> _EXERCISE DETAILS_
Will you write out the data exactly, excluding every picture?

> _DATA LINES_
○ ○ ○ ○ ○ ○ ○

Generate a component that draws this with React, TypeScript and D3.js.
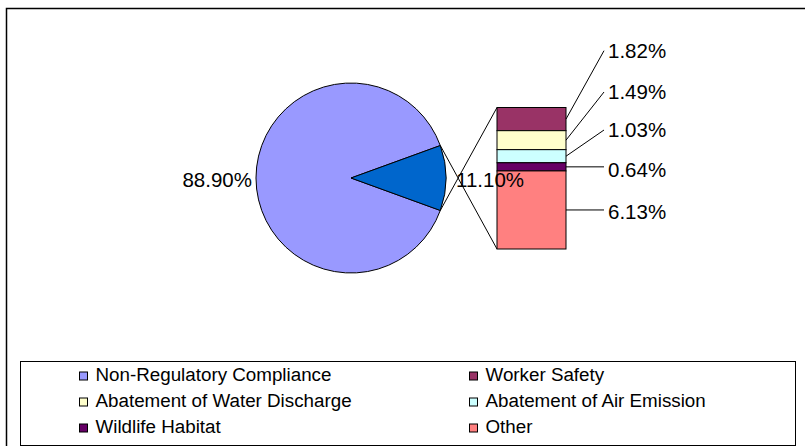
import React from "react";
import * as d3 from "d3";

const pieLabels = ["Non-Regulatory Compliance", "Regulatory Compliance"];
const pieValues = [88.9, 11.1];
const pieText = ["88.90%", "11.10%"];

const barCategories = ["Worker Safety", "Abatement of Water Discharge", "Abatement of Air Emission", "Wildlife Habitat", "Other"];
const barValues = [1.82, 1.49, 1.03, 0.64, 6.13];
const barText = ["1.82%", "1.49%", "1.03%", "0.64%", "6.13%"];
const barColors = ["#993366", "#FFFFCC", "#CCFFFF", "#660066", "#FF8080"];

const legendItems = [
  "Non-Regulatory Compliance", "Worker Safety",
  "Abatement of Water Discharge", "Abatement of Air Emission",
  "Wildlife Habitat", "Other",
];
const legendColors = ["#9999FF", "#993366", "#FFFFCC", "#CCFFFF", "#660066", "#FF8080"];
const pieColors = ["#9999FF", "#0066CC"];

export default function App() {
  const W = 805, H = 446;
  const cx = 351, cy = 178, r = 95;
  const font = "'Liberation Sans', Arial, sans-serif";

  const sliceAngle = (pieValues[1] / d3.sum(pieValues)) * 2 * Math.PI;
  const pie = d3.pie<number>().sort(null).value((d) => d)
    .startAngle(Math.PI / 2 + sliceAngle / 2)
    .endAngle(Math.PI / 2 + sliceAngle / 2 + 2 * Math.PI);
  const arcs = pie(pieValues);
  const arc = d3.arc<d3.PieArcDatum<number>>().innerRadius(0).outerRadius(r);

  const sl = arcs[1];
  const pt = (a: number) => [cx + r * Math.sin(a), cy - r * Math.cos(a)];
  const pTop = pt(sl.endAngle);
  const pBot = pt(sl.startAngle);

  const barX0 = 497, barX1 = 566;
  const total = d3.sum(barValues);
  const y = d3.scaleLinear().domain([0, total]).range([107.5, 249]);
  const cum = barValues.map((_, i) => d3.sum(barValues.slice(0, i)));
  const labelBase = [57.7, 99, 137, 177, 218.5];

  const legendRowY = [381, 407, 433];
  const legendColX = [79.5, 469.5];

  return (
    <svg width={W} height={H} style={{ position: "absolute", left: 0, top: 0 }}>
      <rect x={0} y={0} width={W} height={H} fill="#fff" />
      <rect x={6.5} y={8.5} width={W} height={H} fill="none" stroke="#000" strokeWidth={1.5} />

      <g transform={`translate(${cx},${cy})`}>
        {arcs.map((a, i) => (
          <path key={i} d={arc(a) as string} fill={pieColors[i]} stroke="#000" strokeWidth={1} />
        ))}
      </g>

      <line x1={pTop[0]} y1={pTop[1]} x2={barX0} y2={y(0)} stroke="#000" strokeWidth={1} />
      <line x1={pBot[0]} y1={pBot[1]} x2={barX0} y2={y(total)} stroke="#000" strokeWidth={1} />

      {barValues.map((v, i) => (
        <rect key={i} x={barX0} y={y(cum[i])} width={barX1 - barX0} height={y(cum[i] + v) - y(cum[i])}
          fill={barColors[i]} stroke="#000" strokeWidth={1} />
      ))}

      {barValues.map((v, i) => {
        const mid = y(cum[i] + v / 2);
        const ey = Math.min(mid, labelBase[i] - 7);
        return (
          <g key={i}>
            <line x1={barX1} y1={mid} x2={604} y2={ey} stroke="#000" strokeWidth={1} />
            <text x={608} y={labelBase[i]} fontFamily={font} fontSize={20.5} fill="#000">{barText[i]}</text>
          </g>
        );
      })}

      <text x={cx - r - 4} y={187} textAnchor="end" fontFamily={font} fontSize={20.5} fill="#000">{pieText[0]}</text>
      <text x={cx + r + 10} y={187} fontFamily={font} fontSize={20.5} fill="#000">{pieText[1]}</text>

      <rect x={20.5} y={361.5} width={775} height={84} fill="#fff" stroke="#000" strokeWidth={1} />
      {legendItems.map((t, i) => {
        const row = Math.floor(i / 2), col = i % 2;
        const lx = legendColX[col], ly = legendRowY[row];
        return (
          <g key={i}>
            <rect x={lx} y={ly - 9} width={8} height={8} fill={legendColors[i]} stroke="#000" strokeWidth={1} />
            <text x={lx + 16} y={ly} fontFamily={font} fontSize={18.8} fill="#000">{t}</text>
          </g>
        );
      })}
    </svg>
  );
}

○ ○ ○ ○ ○ ○ ○

> _CORRECT RESPONSE_
Generate a component that draws this with React, TypeScript and D3.js.
import React from "react";
import * as d3 from "d3";

const pieLabels = ["Non-Regulatory Compliance", "Regulatory Compliance"];
const pieValues = [88.9, 11.1];
const pieText = ["88.90%", "11.10%"];

const barCategories = ["Worker Safety", "Abatement of Water Discharge", "Abatement of Air Emission", "Wildlife Habitat", "Other"];
const barValues = [1.82, 1.49, 1.03, 0.64, 6.13];
const barText = ["1.82%", "1.49%", "1.03%", "0.64%", "6.13%"];
const barColors = ["#993366", "#FFFFCC", "#CCFFFF", "#660066", "#FF8080"];

const legendItems = [
  "Non-Regulatory Compliance", "Worker Safety",
  "Abatement of Water Discharge", "Abatement of Air Emission",
  "Wildlife Habitat", "Other",
];
const legendColors = ["#9999FF", "#993366", "#FFFFCC", "#CCFFFF", "#660066", "#FF8080"];
const pieColors = ["#9999FF", "#0066CC"];

export default function App() {
  const W = 805, H = 446;
  const cx = 351, cy = 178, r = 95;
  const font = "'Liberation Sans', Arial, sans-serif";

  const sliceAngle = (pieValues[1] / d3.sum(pieValues)) * 2 * Math.PI;
  const pie = d3.pie<number>().sort(null).value((d) => d)
    .startAngle(Math.PI / 2 + sliceAngle / 2)
    .endAngle(Math.PI / 2 + sliceAngle / 2 + 2 * Math.PI);
  const arcs = pie(pieValues);
  const arc = d3.arc<d3.PieArcDatum<number>>().innerRadius(0).outerRadius(r);

  const sl = arcs[1];
  const pt = (a: number) => [cx + r * Math.sin(a), cy - r * Math.cos(a)];
  const pTop = pt(sl.endAngle);
  const pBot = pt(sl.startAngle);

  const barX0 = 497, barX1 = 566;
  const total = d3.sum(barValues);
  const y = d3.scaleLinear().domain([0, total]).range([107.5, 249]);
  const cum = barValues.map((_, i) => d3.sum(barValues.slice(0, i)));
  const labelBase = [57.7, 99, 137, 177, 218.5];

  const legendRowY = [381, 407, 433];
  const legendColX = [79.5, 469.5];

  return (
    <svg width={W} height={H} style={{ position: "absolute", left: 0, top: 0 }}>
      <rect x={0} y={0} width={W} height={H} fill="#fff" />
      <rect x={6.5} y={8.5} width={W} height={H} fill="none" stroke="#000" strokeWidth={1.5} />

      <g transform={`translate(${cx},${cy})`}>
        {arcs.map((a, i) => (
          <path key={i} d={arc(a) as string} fill={pieColors[i]} stroke="#000" strokeWidth={1} />
        ))}
      </g>

      <line x1={pTop[0]} y1={pTop[1]} x2={barX0} y2={y(0)} stroke="#000" strokeWidth={1} />
      <line x1={pBot[0]} y1={pBot[1]} x2={barX0} y2={y(total)} stroke="#000" strokeWidth={1} />

      {barValues.map((v, i) => (
        <rect key={i} x={barX0} y={y(cum[i])} width={barX1 - barX0} height={y(cum[i] + v) - y(cum[i])}
          fill={barColors[i]} stroke="#000" strokeWidth={1} />
      ))}

      {barValues.map((v, i) => {
        const mid = y(cum[i] + v / 2);
        const ey = Math.min(mid, labelBase[i] - 7);
        return (
          <g key={i}>
            <line x1={barX1} y1={mid} x2={604} y2={ey} stroke="#000" strokeWidth={1} />
            <text x={608} y={labelBase[i]} fontFamily={font} fontSize={20.5} fill="#000">{barText[i]}</text>
          </g>
        );
      })}

      <text x={cx - r - 4} y={187} textAnchor="end" fontFamily={font} fontSize={20.5} fill="#000">{pieText[0]}</text>
      <text x={cx + r + 10} y={187} fontFamily={font} fontSize={20.5} fill="#000">{pieText[1]}</text>

      <rect x={20.5} y={361.5} width={775} height={84} fill="#fff" stroke="#000" strokeWidth={1} />
      {legendItems.map((t, i) => {
        const row = Math.floor(i / 2), col = i % 2;
        const lx = legendColX[col], ly = legendRowY[row];
        return (
          <g key={i}>
            <rect x={lx} y={ly - 9} width={8} height={8} fill={legendColors[i]} stroke="#000" strokeWidth={1} />
            <text x={lx + 16} y={ly} fontFamily={font} fontSize={18.8} fill="#000">{t}</text>
          </g>
        );
      })}
    </svg>
  );
}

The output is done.